Twelve-Year-Olds Beat Buffett In Stock Contest
Who needs Warren Buffett when you can go to Jeff Klubek and Tim Getty?
The two beat the renown billionaire investor returns by a wide margin, delivering 37 percent and 58 percent returns on their stock portfolios in two 10-week periods since October. The names of these money managers don’t ring a bell? They shouldn’t.
Klubek and Getty are only 12 years old.
The two boys, armed with a hypothetical kitty of $100,000, made their killing with bets on Intel Corp., Microsoft Corp., other computer companies and one airline, winning a stock-picking competition among 650,000 New York elementary, middle and high school students.

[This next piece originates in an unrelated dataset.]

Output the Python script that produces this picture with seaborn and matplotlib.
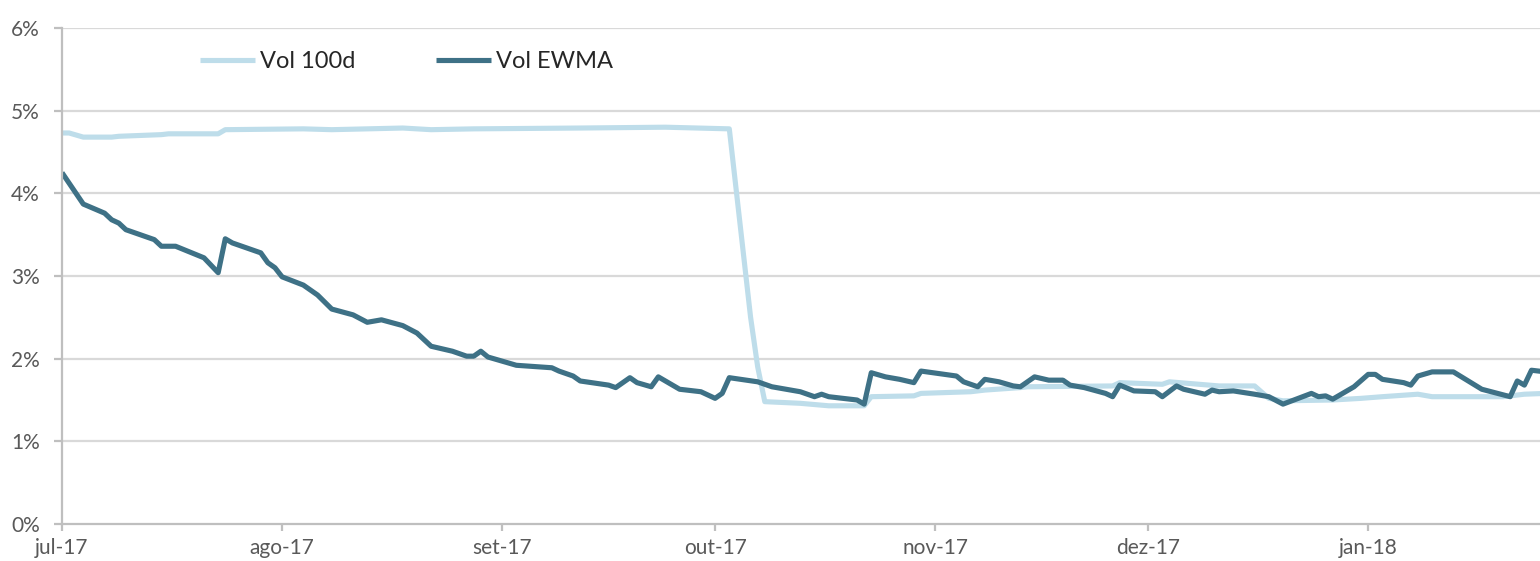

“We just hoped they would go, and they did,” said Getty, who like Klubek is a seventh-grader at Our Mother of Good Counsel school in Blesdell, N.Y., outside Buffalo. “We also prayed a lot.”
Though the pair outperformed Buffett considerably, they still followed the Omaha stock-picker’s central investment tenet right down the line, focusing on companies they knew well. Getty and Klubek had noticed that friends and grown-ups had computers with Microsoft software and Intel processing chips.
They also became unwitting followers of so-called momentum investing, throwing their money into an industry whose shares are rising.
The two built their first portfolio Oct. 9, putting their $100,000 into shares of three companies they had been watching for several weeks: Intel, Texas Instruments Inc. and United Airlines parent UAL Corp.
By Dec. 18 their portfolio had risen 58.6 percent. That won them the first round of competition in The Stock Market Game, a competition sponsored by the New York State Council on Economic Education.
Shares in Buffett’s investment holding company, Berkshire Hathaway Inc., by contrast, rose just 3.76 percent.
In the second round, the boys put their $100,000 into Microsoft, Intel and Dell Computer Corp. By May 1 they had earned 37.78 percent on their investments.
Berkshire rose 4.72 percent in the same period.